Goal of the exercise » Output exactly the lines from the line containing "Write a Python" through the line containing "import matplotlib.transforms as mtransforms", inclusive, and omit any pictures.

Extracted information »

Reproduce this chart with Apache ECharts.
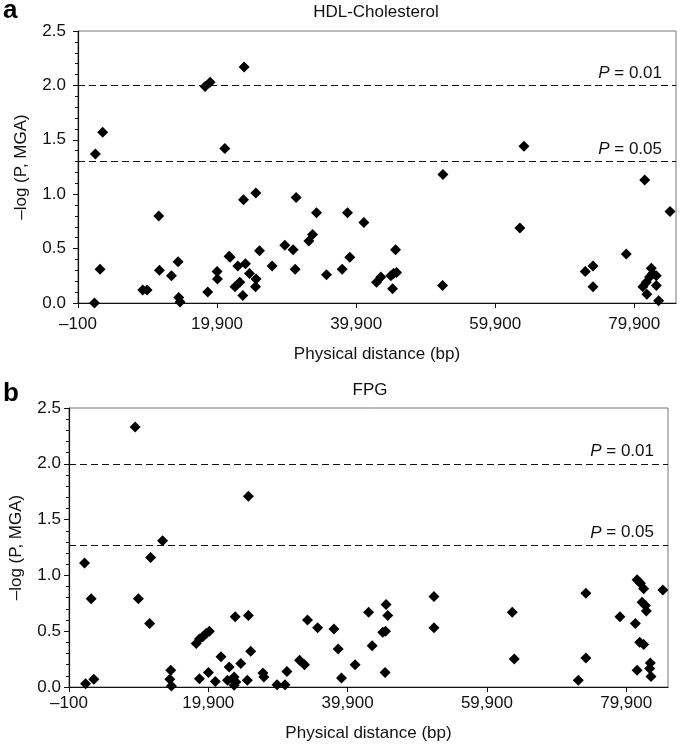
...
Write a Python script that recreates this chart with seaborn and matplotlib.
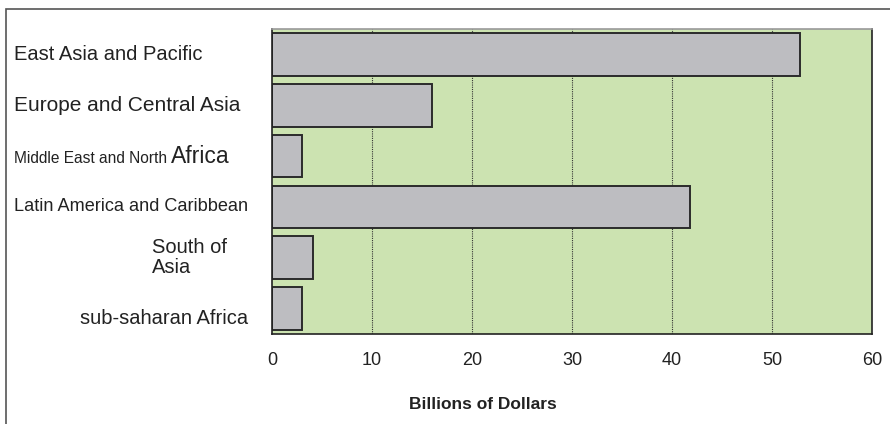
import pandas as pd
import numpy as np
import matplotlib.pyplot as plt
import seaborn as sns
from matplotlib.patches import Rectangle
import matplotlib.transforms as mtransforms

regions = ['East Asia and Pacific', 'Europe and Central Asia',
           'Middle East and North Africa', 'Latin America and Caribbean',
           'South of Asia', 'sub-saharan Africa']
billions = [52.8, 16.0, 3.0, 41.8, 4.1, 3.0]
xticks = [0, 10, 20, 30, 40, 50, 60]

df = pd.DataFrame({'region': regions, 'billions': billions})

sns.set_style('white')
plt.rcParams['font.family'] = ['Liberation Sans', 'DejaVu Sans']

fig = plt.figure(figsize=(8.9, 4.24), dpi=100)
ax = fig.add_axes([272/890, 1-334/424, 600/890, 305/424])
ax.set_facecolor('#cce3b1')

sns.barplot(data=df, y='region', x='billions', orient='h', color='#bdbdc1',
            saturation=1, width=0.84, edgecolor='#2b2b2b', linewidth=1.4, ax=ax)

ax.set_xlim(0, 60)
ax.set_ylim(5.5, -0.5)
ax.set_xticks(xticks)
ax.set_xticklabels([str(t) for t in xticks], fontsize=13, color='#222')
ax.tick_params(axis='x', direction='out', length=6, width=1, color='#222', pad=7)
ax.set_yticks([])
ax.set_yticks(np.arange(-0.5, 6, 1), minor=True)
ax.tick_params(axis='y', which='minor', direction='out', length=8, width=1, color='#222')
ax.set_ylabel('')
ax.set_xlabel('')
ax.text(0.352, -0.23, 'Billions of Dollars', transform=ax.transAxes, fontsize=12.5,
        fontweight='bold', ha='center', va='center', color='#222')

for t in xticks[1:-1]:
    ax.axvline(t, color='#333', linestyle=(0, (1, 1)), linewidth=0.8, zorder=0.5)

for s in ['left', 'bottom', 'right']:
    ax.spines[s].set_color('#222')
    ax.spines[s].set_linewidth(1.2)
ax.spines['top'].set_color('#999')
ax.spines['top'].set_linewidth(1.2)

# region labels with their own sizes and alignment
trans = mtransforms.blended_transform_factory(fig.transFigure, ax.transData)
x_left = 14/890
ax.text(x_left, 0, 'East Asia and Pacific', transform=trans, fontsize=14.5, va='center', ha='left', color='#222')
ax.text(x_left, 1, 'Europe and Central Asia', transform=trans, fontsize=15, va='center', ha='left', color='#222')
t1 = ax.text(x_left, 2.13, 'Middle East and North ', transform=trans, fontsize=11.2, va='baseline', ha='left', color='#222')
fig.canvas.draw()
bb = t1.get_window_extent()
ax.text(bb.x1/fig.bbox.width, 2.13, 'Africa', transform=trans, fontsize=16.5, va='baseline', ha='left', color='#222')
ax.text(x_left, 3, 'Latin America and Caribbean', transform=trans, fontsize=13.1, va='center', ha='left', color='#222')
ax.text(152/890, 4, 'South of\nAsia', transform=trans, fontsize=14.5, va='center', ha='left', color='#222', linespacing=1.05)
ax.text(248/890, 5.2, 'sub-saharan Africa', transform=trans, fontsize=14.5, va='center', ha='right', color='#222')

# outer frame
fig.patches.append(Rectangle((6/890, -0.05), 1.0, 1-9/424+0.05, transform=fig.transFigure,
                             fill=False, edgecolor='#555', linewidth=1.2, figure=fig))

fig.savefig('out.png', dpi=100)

Result of this task »
Write a Python script that recreates this chart with seaborn and matplotlib.
import pandas as pd
import numpy as np
import matplotlib.pyplot as plt
import seaborn as sns
from matplotlib.patches import Rectangle
import matplotlib.transforms as mtransforms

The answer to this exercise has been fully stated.